** Begin Working data **
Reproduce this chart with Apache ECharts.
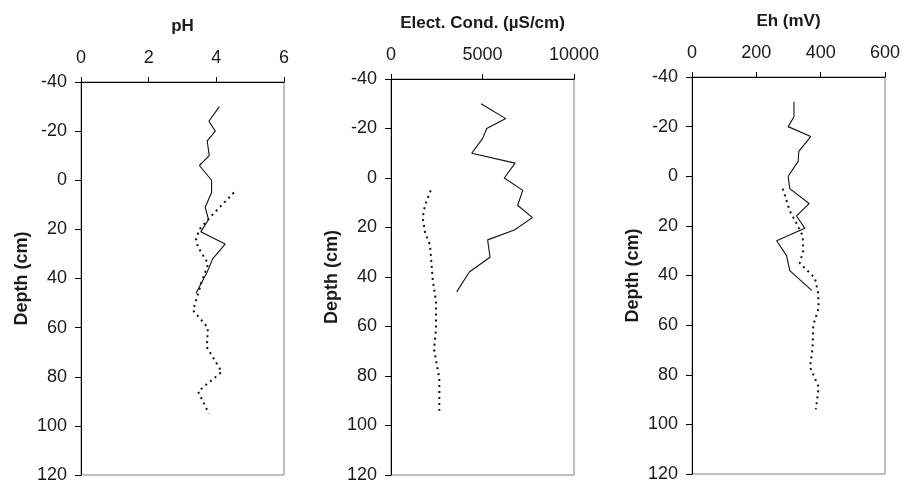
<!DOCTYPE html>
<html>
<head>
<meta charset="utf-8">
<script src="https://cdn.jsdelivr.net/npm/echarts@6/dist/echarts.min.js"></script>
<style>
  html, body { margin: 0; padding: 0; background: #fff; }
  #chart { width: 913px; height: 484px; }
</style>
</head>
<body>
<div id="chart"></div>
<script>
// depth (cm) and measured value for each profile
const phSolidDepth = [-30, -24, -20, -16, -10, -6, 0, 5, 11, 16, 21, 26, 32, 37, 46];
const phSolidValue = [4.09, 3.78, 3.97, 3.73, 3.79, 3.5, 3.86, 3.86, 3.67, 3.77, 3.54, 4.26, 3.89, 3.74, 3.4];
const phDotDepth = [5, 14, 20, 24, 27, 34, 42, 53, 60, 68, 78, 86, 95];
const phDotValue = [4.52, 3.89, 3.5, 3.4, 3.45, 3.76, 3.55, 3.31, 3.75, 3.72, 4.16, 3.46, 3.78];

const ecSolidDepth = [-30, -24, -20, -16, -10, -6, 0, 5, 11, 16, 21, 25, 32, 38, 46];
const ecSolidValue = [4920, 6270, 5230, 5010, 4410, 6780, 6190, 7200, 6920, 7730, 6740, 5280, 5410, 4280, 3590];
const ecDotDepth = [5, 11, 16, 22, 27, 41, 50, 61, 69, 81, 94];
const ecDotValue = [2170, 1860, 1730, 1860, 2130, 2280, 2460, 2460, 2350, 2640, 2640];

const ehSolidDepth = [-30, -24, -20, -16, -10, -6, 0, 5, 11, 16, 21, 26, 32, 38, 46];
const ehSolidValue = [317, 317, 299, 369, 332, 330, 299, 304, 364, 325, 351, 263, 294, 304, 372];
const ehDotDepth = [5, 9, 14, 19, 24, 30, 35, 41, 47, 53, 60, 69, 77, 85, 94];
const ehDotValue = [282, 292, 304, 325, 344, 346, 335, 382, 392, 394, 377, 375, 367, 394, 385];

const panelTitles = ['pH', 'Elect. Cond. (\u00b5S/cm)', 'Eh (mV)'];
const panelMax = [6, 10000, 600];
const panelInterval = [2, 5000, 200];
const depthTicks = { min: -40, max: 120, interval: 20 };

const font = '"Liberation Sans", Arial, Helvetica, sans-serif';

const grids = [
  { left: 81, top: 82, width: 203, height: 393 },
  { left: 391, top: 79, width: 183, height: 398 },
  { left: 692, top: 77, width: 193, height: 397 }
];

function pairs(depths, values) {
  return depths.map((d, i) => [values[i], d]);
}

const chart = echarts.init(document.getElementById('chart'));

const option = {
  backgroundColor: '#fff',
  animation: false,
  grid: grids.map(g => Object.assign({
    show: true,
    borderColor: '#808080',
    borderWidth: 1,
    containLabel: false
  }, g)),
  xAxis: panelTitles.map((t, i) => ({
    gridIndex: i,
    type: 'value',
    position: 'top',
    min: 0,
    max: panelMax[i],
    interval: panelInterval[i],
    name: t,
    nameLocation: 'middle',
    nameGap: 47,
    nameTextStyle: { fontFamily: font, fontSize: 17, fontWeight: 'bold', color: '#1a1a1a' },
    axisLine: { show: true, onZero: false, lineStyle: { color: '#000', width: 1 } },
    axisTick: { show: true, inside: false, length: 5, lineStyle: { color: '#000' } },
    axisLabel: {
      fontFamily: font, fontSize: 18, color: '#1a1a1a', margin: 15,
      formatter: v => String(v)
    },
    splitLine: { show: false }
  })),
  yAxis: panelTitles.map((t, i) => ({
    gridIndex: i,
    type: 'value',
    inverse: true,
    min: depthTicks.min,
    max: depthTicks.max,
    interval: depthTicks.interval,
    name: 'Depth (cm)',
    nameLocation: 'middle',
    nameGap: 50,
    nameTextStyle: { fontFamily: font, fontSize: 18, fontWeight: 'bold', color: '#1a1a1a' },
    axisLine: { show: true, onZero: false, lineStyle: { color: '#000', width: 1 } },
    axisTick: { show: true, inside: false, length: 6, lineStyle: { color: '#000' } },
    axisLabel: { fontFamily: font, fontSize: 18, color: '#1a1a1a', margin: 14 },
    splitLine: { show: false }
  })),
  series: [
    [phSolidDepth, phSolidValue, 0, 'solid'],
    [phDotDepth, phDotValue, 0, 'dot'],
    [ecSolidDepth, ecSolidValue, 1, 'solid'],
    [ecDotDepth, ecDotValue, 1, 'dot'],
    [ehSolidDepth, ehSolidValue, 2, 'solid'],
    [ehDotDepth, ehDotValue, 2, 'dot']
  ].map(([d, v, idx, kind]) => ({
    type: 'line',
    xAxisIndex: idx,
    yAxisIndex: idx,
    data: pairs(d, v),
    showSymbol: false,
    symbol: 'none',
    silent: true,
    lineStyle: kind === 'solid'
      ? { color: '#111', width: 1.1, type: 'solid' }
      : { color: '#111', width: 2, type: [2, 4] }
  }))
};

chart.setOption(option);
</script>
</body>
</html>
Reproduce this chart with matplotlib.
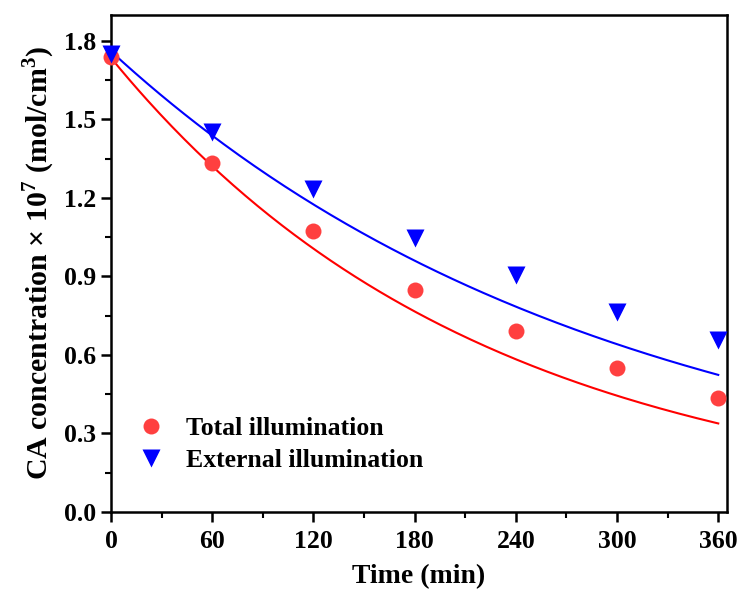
** End Working data **
▶ [What the task asks] Omit the pictures. Output every record above word for word.

▶ [The result]
Reproduce this chart with Apache ECharts.
<!DOCTYPE html>
<html>
<head>
<meta charset="utf-8">
<script src="https://cdn.jsdelivr.net/npm/echarts@6/dist/echarts.min.js"></script>
<style>
  html, body { margin: 0; padding: 0; background: #fff; }
  #chart { width: 913px; height: 484px; }
</style>
</head>
<body>
<div id="chart"></div>
<script>
// depth (cm) and measured value for each profile
const phSolidDepth = [-30, -24, -20, -16, -10, -6, 0, 5, 11, 16, 21, 26, 32, 37, 46];
const phSolidValue = [4.09, 3.78, 3.97, 3.73, 3.79, 3.5, 3.86, 3.86, 3.67, 3.77, 3.54, 4.26, 3.89, 3.74, 3.4];
const phDotDepth = [5, 14, 20, 24, 27, 34, 42, 53, 60, 68, 78, 86, 95];
const phDotValue = [4.52, 3.89, 3.5, 3.4, 3.45, 3.76, 3.55, 3.31, 3.75, 3.72, 4.16, 3.46, 3.78];

const ecSolidDepth = [-30, -24, -20, -16, -10, -6, 0, 5, 11, 16, 21, 25, 32, 38, 46];
const ecSolidValue = [4920, 6270, 5230, 5010, 4410, 6780, 6190, 7200, 6920, 7730, 6740, 5280, 5410, 4280, 3590];
const ecDotDepth = [5, 11, 16, 22, 27, 41, 50, 61, 69, 81, 94];
const ecDotValue = [2170, 1860, 1730, 1860, 2130, 2280, 2460, 2460, 2350, 2640, 2640];

const ehSolidDepth = [-30, -24, -20, -16, -10, -6, 0, 5, 11, 16, 21, 26, 32, 38, 46];
const ehSolidValue = [317, 317, 299, 369, 332, 330, 299, 304, 364, 325, 351, 263, 294, 304, 372];
const ehDotDepth = [5, 9, 14, 19, 24, 30, 35, 41, 47, 53, 60, 69, 77, 85, 94];
const ehDotValue = [282, 292, 304, 325, 344, 346, 335, 382, 392, 394, 377, 375, 367, 394, 385];

const panelTitles = ['pH', 'Elect. Cond. (\u00b5S/cm)', 'Eh (mV)'];
const panelMax = [6, 10000, 600];
const panelInterval = [2, 5000, 200];
const depthTicks = { min: -40, max: 120, interval: 20 };

const font = '"Liberation Sans", Arial, Helvetica, sans-serif';

const grids = [
  { left: 81, top: 82, width: 203, height: 393 },
  { left: 391, top: 79, width: 183, height: 398 },
  { left: 692, top: 77, width: 193, height: 397 }
];

function pairs(depths, values) {
  return depths.map((d, i) => [values[i], d]);
}

const chart = echarts.init(document.getElementById('chart'));

const option = {
  backgroundColor: '#fff',
  animation: false,
  grid: grids.map(g => Object.assign({
    show: true,
    borderColor: '#808080',
    borderWidth: 1,
    containLabel: false
  }, g)),
  xAxis: panelTitles.map((t, i) => ({
    gridIndex: i,
    type: 'value',
    position: 'top',
    min: 0,
    max: panelMax[i],
    interval: panelInterval[i],
    name: t,
    nameLocation: 'middle',
    nameGap: 47,
    nameTextStyle: { fontFamily: font, fontSize: 17, fontWeight: 'bold', color: '#1a1a1a' },
    axisLine: { show: true, onZero: false, lineStyle: { color: '#000', width: 1 } },
    axisTick: { show: true, inside: false, length: 5, lineStyle: { color: '#000' } },
    axisLabel: {
      fontFamily: font, fontSize: 18, color: '#1a1a1a', margin: 15,
      formatter: v => String(v)
    },
    splitLine: { show: false }
  })),
  yAxis: panelTitles.map((t, i) => ({
    gridIndex: i,
    type: 'value',
    inverse: true,
    min: depthTicks.min,
    max: depthTicks.max,
    interval: depthTicks.interval,
    name: 'Depth (cm)',
    nameLocation: 'middle',
    nameGap: 50,
    nameTextStyle: { fontFamily: font, fontSize: 18, fontWeight: 'bold', color: '#1a1a1a' },
    axisLine: { show: true, onZero: false, lineStyle: { color: '#000', width: 1 } },
    axisTick: { show: true, inside: false, length: 6, lineStyle: { color: '#000' } },
    axisLabel: { fontFamily: font, fontSize: 18, color: '#1a1a1a', margin: 14 },
    splitLine: { show: false }
  })),
  series: [
    [phSolidDepth, phSolidValue, 0, 'solid'],
    [phDotDepth, phDotValue, 0, 'dot'],
    [ecSolidDepth, ecSolidValue, 1, 'solid'],
    [ecDotDepth, ecDotValue, 1, 'dot'],
    [ehSolidDepth, ehSolidValue, 2, 'solid'],
    [ehDotDepth, ehDotValue, 2, 'dot']
  ].map(([d, v, idx, kind]) => ({
    type: 'line',
    xAxisIndex: idx,
    yAxisIndex: idx,
    data: pairs(d, v),
    showSymbol: false,
    symbol: 'none',
    silent: true,
    lineStyle: kind === 'solid'
      ? { color: '#111', width: 1.1, type: 'solid' }
      : { color: '#111', width: 2, type: [2, 4] }
  }))
};

chart.setOption(option);
</script>
</body>
</html>
Reproduce this chart with matplotlib.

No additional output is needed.